• Information supplied:
* BEGIN *

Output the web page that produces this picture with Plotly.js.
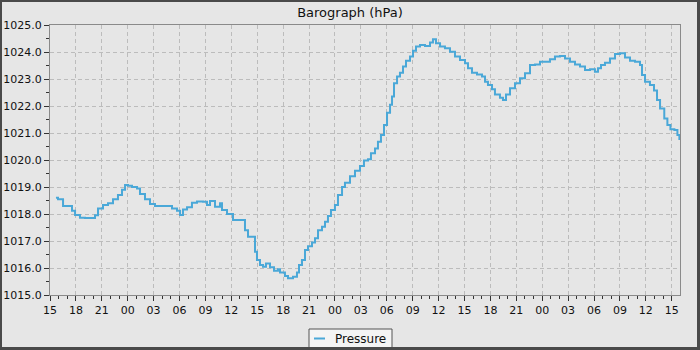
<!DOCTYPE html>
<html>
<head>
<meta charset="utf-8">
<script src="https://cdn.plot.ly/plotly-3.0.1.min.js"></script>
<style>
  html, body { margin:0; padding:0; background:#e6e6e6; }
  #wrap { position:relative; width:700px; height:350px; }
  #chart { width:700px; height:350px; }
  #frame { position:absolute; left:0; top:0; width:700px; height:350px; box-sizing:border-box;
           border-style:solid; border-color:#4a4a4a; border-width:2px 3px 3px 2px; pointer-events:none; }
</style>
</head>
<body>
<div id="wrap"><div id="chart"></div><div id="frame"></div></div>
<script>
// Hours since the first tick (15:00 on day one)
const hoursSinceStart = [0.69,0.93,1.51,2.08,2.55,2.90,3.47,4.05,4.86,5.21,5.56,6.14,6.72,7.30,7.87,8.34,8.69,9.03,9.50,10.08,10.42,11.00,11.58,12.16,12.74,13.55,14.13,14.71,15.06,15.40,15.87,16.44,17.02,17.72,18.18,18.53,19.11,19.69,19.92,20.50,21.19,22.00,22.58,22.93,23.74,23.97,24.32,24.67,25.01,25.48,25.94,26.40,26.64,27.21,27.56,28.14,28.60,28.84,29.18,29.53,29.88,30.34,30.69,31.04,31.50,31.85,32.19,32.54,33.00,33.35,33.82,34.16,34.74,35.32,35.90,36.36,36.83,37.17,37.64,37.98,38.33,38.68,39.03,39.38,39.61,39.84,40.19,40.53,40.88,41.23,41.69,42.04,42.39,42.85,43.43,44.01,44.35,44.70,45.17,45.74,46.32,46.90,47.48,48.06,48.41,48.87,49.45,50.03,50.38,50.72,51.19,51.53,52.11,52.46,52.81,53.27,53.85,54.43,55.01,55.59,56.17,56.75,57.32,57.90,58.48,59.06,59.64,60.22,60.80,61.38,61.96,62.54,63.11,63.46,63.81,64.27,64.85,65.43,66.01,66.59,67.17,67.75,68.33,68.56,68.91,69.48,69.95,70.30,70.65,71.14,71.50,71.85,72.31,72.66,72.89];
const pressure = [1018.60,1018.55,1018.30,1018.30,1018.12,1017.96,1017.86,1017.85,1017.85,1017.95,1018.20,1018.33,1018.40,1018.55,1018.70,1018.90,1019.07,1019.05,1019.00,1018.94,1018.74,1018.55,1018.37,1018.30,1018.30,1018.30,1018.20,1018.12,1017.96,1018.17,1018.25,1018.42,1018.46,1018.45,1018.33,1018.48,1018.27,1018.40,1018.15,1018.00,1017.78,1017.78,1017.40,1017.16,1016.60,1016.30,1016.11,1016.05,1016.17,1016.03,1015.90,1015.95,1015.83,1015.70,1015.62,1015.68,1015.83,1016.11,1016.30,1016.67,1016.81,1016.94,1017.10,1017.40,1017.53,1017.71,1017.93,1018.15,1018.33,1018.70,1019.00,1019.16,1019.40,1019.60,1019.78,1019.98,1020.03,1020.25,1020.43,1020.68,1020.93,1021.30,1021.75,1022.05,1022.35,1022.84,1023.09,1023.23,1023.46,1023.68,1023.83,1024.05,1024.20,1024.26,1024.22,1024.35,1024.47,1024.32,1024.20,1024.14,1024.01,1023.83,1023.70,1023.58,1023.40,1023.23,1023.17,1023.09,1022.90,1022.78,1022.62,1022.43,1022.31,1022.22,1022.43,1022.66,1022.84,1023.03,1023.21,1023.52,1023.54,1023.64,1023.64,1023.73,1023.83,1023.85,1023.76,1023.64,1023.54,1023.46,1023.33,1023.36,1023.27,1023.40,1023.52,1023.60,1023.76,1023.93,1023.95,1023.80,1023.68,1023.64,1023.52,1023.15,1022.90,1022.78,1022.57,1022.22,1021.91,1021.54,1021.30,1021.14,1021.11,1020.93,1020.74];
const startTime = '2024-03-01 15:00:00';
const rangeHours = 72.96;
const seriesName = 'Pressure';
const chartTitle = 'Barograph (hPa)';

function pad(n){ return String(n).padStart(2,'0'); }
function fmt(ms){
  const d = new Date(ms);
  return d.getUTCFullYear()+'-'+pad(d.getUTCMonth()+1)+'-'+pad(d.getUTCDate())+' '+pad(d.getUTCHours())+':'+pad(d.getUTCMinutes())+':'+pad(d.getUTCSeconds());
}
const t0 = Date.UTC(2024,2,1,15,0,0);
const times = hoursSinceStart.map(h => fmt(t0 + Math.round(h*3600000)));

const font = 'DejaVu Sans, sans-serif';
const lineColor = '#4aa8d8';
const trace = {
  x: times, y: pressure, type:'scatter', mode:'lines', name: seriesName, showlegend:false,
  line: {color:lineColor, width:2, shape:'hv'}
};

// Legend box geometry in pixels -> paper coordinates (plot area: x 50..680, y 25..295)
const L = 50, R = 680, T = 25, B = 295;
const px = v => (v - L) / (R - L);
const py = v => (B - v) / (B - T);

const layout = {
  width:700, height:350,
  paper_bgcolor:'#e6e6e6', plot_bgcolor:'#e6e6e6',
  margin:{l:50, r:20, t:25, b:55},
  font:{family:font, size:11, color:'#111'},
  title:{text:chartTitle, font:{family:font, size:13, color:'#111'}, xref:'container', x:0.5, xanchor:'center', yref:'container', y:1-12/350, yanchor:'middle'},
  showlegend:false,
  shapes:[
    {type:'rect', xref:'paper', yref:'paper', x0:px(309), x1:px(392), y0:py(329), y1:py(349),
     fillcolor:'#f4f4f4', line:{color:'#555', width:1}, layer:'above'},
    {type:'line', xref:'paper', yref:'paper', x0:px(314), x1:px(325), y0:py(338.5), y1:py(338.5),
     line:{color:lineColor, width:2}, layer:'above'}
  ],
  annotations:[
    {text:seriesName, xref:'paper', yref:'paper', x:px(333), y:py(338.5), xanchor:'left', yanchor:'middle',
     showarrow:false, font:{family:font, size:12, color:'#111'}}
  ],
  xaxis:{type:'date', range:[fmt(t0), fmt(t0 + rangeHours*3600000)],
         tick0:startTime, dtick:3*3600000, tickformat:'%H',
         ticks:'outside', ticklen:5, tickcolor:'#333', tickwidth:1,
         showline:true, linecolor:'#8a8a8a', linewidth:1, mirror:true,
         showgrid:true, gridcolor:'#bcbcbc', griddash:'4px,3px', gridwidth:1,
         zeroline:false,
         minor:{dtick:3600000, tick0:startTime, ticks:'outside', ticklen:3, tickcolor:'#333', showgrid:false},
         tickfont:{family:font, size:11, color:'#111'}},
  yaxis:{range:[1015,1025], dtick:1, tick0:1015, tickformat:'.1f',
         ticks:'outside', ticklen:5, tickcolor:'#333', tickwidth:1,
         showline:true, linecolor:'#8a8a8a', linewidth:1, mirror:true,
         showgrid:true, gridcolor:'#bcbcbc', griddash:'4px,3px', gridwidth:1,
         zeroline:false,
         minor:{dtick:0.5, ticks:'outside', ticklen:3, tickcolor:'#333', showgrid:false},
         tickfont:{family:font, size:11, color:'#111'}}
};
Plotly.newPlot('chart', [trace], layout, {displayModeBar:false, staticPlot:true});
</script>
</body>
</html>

* END *

Write out the whole listing again, exactly, with no pictures.

• Task result:
Output the web page that produces this picture with Plotly.js.
<!DOCTYPE html>
<html>
<head>
<meta charset="utf-8">
<script src="https://cdn.plot.ly/plotly-3.0.1.min.js"></script>
<style>
  html, body { margin:0; padding:0; background:#e6e6e6; }
  #wrap { position:relative; width:700px; height:350px; }
  #chart { width:700px; height:350px; }
  #frame { position:absolute; left:0; top:0; width:700px; height:350px; box-sizing:border-box;
           border-style:solid; border-color:#4a4a4a; border-width:2px 3px 3px 2px; pointer-events:none; }
</style>
</head>
<body>
<div id="wrap"><div id="chart"></div><div id="frame"></div></div>
<script>
// Hours since the first tick (15:00 on day one)
const hoursSinceStart = [0.69,0.93,1.51,2.08,2.55,2.90,3.47,4.05,4.86,5.21,5.56,6.14,6.72,7.30,7.87,8.34,8.69,9.03,9.50,10.08,10.42,11.00,11.58,12.16,12.74,13.55,14.13,14.71,15.06,15.40,15.87,16.44,17.02,17.72,18.18,18.53,19.11,19.69,19.92,20.50,21.19,22.00,22.58,22.93,23.74,23.97,24.32,24.67,25.01,25.48,25.94,26.40,26.64,27.21,27.56,28.14,28.60,28.84,29.18,29.53,29.88,30.34,30.69,31.04,31.50,31.85,32.19,32.54,33.00,33.35,33.82,34.16,34.74,35.32,35.90,36.36,36.83,37.17,37.64,37.98,38.33,38.68,39.03,39.38,39.61,39.84,40.19,40.53,40.88,41.23,41.69,42.04,42.39,42.85,43.43,44.01,44.35,44.70,45.17,45.74,46.32,46.90,47.48,48.06,48.41,48.87,49.45,50.03,50.38,50.72,51.19,51.53,52.11,52.46,52.81,53.27,53.85,54.43,55.01,55.59,56.17,56.75,57.32,57.90,58.48,59.06,59.64,60.22,60.80,61.38,61.96,62.54,63.11,63.46,63.81,64.27,64.85,65.43,66.01,66.59,67.17,67.75,68.33,68.56,68.91,69.48,69.95,70.30,70.65,71.14,71.50,71.85,72.31,72.66,72.89];
const pressure = [1018.60,1018.55,1018.30,1018.30,1018.12,1017.96,1017.86,1017.85,1017.85,1017.95,1018.20,1018.33,1018.40,1018.55,1018.70,1018.90,1019.07,1019.05,1019.00,1018.94,1018.74,1018.55,1018.37,1018.30,1018.30,1018.30,1018.20,1018.12,1017.96,1018.17,1018.25,1018.42,1018.46,1018.45,1018.33,1018.48,1018.27,1018.40,1018.15,1018.00,1017.78,1017.78,1017.40,1017.16,1016.60,1016.30,1016.11,1016.05,1016.17,1016.03,1015.90,1015.95,1015.83,1015.70,1015.62,1015.68,1015.83,1016.11,1016.30,1016.67,1016.81,1016.94,1017.10,1017.40,1017.53,1017.71,1017.93,1018.15,1018.33,1018.70,1019.00,1019.16,1019.40,1019.60,1019.78,1019.98,1020.03,1020.25,1020.43,1020.68,1020.93,1021.30,1021.75,1022.05,1022.35,1022.84,1023.09,1023.23,1023.46,1023.68,1023.83,1024.05,1024.20,1024.26,1024.22,1024.35,1024.47,1024.32,1024.20,1024.14,1024.01,1023.83,1023.70,1023.58,1023.40,1023.23,1023.17,1023.09,1022.90,1022.78,1022.62,1022.43,1022.31,1022.22,1022.43,1022.66,1022.84,1023.03,1023.21,1023.52,1023.54,1023.64,1023.64,1023.73,1023.83,1023.85,1023.76,1023.64,1023.54,1023.46,1023.33,1023.36,1023.27,1023.40,1023.52,1023.60,1023.76,1023.93,1023.95,1023.80,1023.68,1023.64,1023.52,1023.15,1022.90,1022.78,1022.57,1022.22,1021.91,1021.54,1021.30,1021.14,1021.11,1020.93,1020.74];
const startTime = '2024-03-01 15:00:00';
const rangeHours = 72.96;
const seriesName = 'Pressure';
const chartTitle = 'Barograph (hPa)';

function pad(n){ return String(n).padStart(2,'0'); }
function fmt(ms){
  const d = new Date(ms);
  return d.getUTCFullYear()+'-'+pad(d.getUTCMonth()+1)+'-'+pad(d.getUTCDate())+' '+pad(d.getUTCHours())+':'+pad(d.getUTCMinutes())+':'+pad(d.getUTCSeconds());
}
const t0 = Date.UTC(2024,2,1,15,0,0);
const times = hoursSinceStart.map(h => fmt(t0 + Math.round(h*3600000)));

const font = 'DejaVu Sans, sans-serif';
const lineColor = '#4aa8d8';
const trace = {
  x: times, y: pressure, type:'scatter', mode:'lines', name: seriesName, showlegend:false,
  line: {color:lineColor, width:2, shape:'hv'}
};

// Legend box geometry in pixels -> paper coordinates (plot area: x 50..680, y 25..295)
const L = 50, R = 680, T = 25, B = 295;
const px = v => (v - L) / (R - L);
const py = v => (B - v) / (B - T);

const layout = {
  width:700, height:350,
  paper_bgcolor:'#e6e6e6', plot_bgcolor:'#e6e6e6',
  margin:{l:50, r:20, t:25, b:55},
  font:{family:font, size:11, color:'#111'},
  title:{text:chartTitle, font:{family:font, size:13, color:'#111'}, xref:'container', x:0.5, xanchor:'center', yref:'container', y:1-12/350, yanchor:'middle'},
  showlegend:false,
  shapes:[
    {type:'rect', xref:'paper', yref:'paper', x0:px(309), x1:px(392), y0:py(329), y1:py(349),
     fillcolor:'#f4f4f4', line:{color:'#555', width:1}, layer:'above'},
    {type:'line', xref:'paper', yref:'paper', x0:px(314), x1:px(325), y0:py(338.5), y1:py(338.5),
     line:{color:lineColor, width:2}, layer:'above'}
  ],
  annotations:[
    {text:seriesName, xref:'paper', yref:'paper', x:px(333), y:py(338.5), xanchor:'left', yanchor:'middle',
     showarrow:false, font:{family:font, size:12, color:'#111'}}
  ],
  xaxis:{type:'date', range:[fmt(t0), fmt(t0 + rangeHours*3600000)],
         tick0:startTime, dtick:3*3600000, tickformat:'%H',
         ticks:'outside', ticklen:5, tickcolor:'#333', tickwidth:1,
         showline:true, linecolor:'#8a8a8a', linewidth:1, mirror:true,
         showgrid:true, gridcolor:'#bcbcbc', griddash:'4px,3px', gridwidth:1,
         zeroline:false,
         minor:{dtick:3600000, tick0:startTime, ticks:'outside', ticklen:3, tickcolor:'#333', showgrid:false},
         tickfont:{family:font, size:11, color:'#111'}},
  yaxis:{range:[1015,1025], dtick:1, tick0:1015, tickformat:'.1f',
         ticks:'outside', ticklen:5, tickcolor:'#333', tickwidth:1,
         showline:true, linecolor:'#8a8a8a', linewidth:1, mirror:true,
         showgrid:true, gridcolor:'#bcbcbc', griddash:'4px,3px', gridwidth:1,
         zeroline:false,
         minor:{dtick:0.5, ticks:'outside', ticklen:3, tickcolor:'#333', showgrid:false},
         tickfont:{family:font, size:11, color:'#111'}}
};
Plotly.newPlot('chart', [trace], layout, {displayModeBar:false, staticPlot:true});
</script>
</body>
</html>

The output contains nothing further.